How about in the “white space?” As television has made the transition to a much more efficient digital frequency, it’s said to no longer need a certain part of the spectrum that in America, the Federal Communications Commission (FCC) had reserved for as “white space” to reduce potential signal interference. Suddenly we may have unfettered access to a form of “Wi-Fi on steroids” with a range of up to six miles according to Connected World Magazine in December 2011:
“All a customer or business needs to do to use TV white spaces is plug in a TV white space base station, connect it to the Internet, then authenticate whatever TV white space devices they want to use with the base station, and they’re on the air. TV white spaces’ large coverage areas allow colleges, businesses, communities, and farmers to inexpensively set up fast local data networks that cover their entire campus or ranch. Microsoft installed a “white fi” network at its Redmond, Wash., headquarters in late 2010, covering all 500 acres of the campus with only two TV white space base stations. It would take hundreds of Wi-Fi routers to cover the same area. Local businesses can track valuable things and people within a six-mile radius, using a network that is simple and doesn’t require contracting with a mobile operator or monthly fees.”
A few caveats about white space: it exists in varying degrees depending on a city’s available spectrum. And true to form, the U.S. Congress is looking to raise money off of the auction of some of this spectrum (even as the FCC had already stated that it would be made available for unlicensed use). Still, access to this kind of connectivity would facilitate the distribution of expansive amounts of content (especially live, high definition video), potentially disrupting the business models of cellular and cable providers, providing new opportunity for widespread distribution of stories.
(3) Sociability around content
At the height of TiVo’s popularity in North America, many of us were proclaiming the death of television. Time shifting through digital video recorders such as TiVo meant that viewers could skip over commercials and watch programs whenever they wanted. So why would advertisers want to pay such a heavy premium to broadcasters if no one was watching?
But we forgot one thing. Television remains our electronic water cooler. People commune around the “happening” of a TV program. Our love affair with television content is still a lingua franca for popular culture, even as the Internet fragments everything else. And suddenly, there’s a new reason to watch TV in real time – so that we can interact with others in that same real time. It’s an attractive proposition for anyone who uses media as connective tissue because it presents the possibility of creating an immersive experience (a deep engagement with the ideas that underlie the content).
An early indication of this was Barack Obama’s Presidential Inauguration in January 2009. CNN partnered with Facebook to stream the live event and facilitate conversations. According to Mashable.com, 4,000 people a minute were commenting on the Facebook CNN feed, with a total of 600,000 status updates. Suddenly, we have the marriage between traditionally passive medium of television and the sometimes hyperactive buzz of social media, enabled through the so-called “second screen” of computers, mobile devices and tablets. Even as we’re watching TV, we have an eye fixed on another screen.
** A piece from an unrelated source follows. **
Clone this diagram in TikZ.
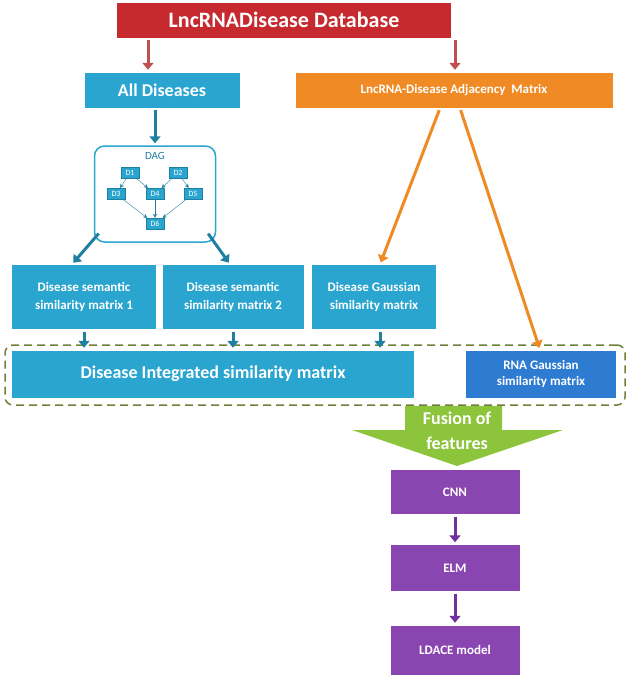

As we saw with the Occupy movement, those social interactions can have a profound impact on the live event itself (camera angles, interviews), which would emphasize the renewed interactivity between storyteller and community. We’ve been so used to qualifying those who watch TV as “audience” that it may take some courage to acknowledge that when audience members begin to truly engage with each other and the content that has given them common cause, they actually transform into a “community,” with common interests, shared values, mutually-agreed upon rules and a strong degree of trust.
My students led me to this important progression of audience to community after I had assigned them to produce a blog and build “community” around it (which happens to be the premise of this book). But as several of them pointed out, “community” isn’t readily created. It takes time, work, and a degree of self-identification with a common cause. So, yes, I must admit that once you establish your narrative Action Idea, it’s helpful to then ask, “who is your audience?” (a broader, more passive and established entity). Later you can determine whether the stories that you tell might inspire a deeper form of audience loyalty leading to the social cohesion of community. Once you have catalyzed that kind of commitment, then convincing your followers to engage in some form of transformation – be it behavioral change or a wholesale uprising – becomes that more probable.
So what could this mean for the Lorenzo Sernas of the near future? They’ll be even more inconspicuous with cameras integrated into their eyeglasses or somewhere in their clothing, recording the footage remotely on a smartphone hidden away comfortably in their pocket. From the ground, they’ll control an inexpensive drone helicopter overhead, capturing 3D aerials of the scene (because 3D by then will have proven itself to be an essential element of that immersive “you are there” experience). A production team will be stationed in a nearby car, taking in the various feeds thanks to the portable white space network they’ve created through an in-vehicle router, uploading them to an online streaming site. Passionate members of the viewing community will interact with the content and the production teams through traditional text conversations, as well as visual Google+-like “hangouts,” manipulated by voice and physical gestures. A third party organization will capture these multiple streams and multiplicity of interactions, repackaging them and broadcasting them to an even larger audience on more mainstream social media and television channels. In the aggregate, this powerful story will have the production values of a Hollywood blockbuster, the impactful intimacy of a weekly gathering in a small town church, and the social consequence of history being made, discussed, recorded and transmitted – all in real time. This is no “brave new world,” it is a very real media-driven uprising – coming soon to a street corner, marketplace and institution near you.
It constantly amazes me how much Social Media blogs have an impact on the amount of traffic that you can get when done correctly
Keep up the great work,
Robin
Hanson, heard some of your comments on terrestrial radio (Geek wire). The above excerpt is intuitive to a high degree, in two spots you mention “value”; 1) to business, 2) to transformation, …..and value is probably the greatest lever for engaging in social media.
Ubiquity of a medium for communication is valuable, what we’re engaging in right here, is a sort of peering fabric, around which social networks will continue to expand and develop. Bring value and you’ll have a following. Have a following and be an influencer. Carried to the next degree, on a local level, any one with a blog or a social platform, could be the hotspot or base station of the future, meaning that the spectrum is supplied by the content distributor, while the loyal army of mobile content consumers and contributors are the subscriber.
Confusing? Talk to me about the imminent deployment of such networks!
Yeah, I agree that this is largely intuitive. We could have even predicted this a few years back. What’s new however is that the technology, UI and critical mass among consumers are almost in synchronicity. Which means that we’ll finally see execution on the prediction into reality.
Meanwhile, I’d love to hear more about the imminent deployment of the networks you mention!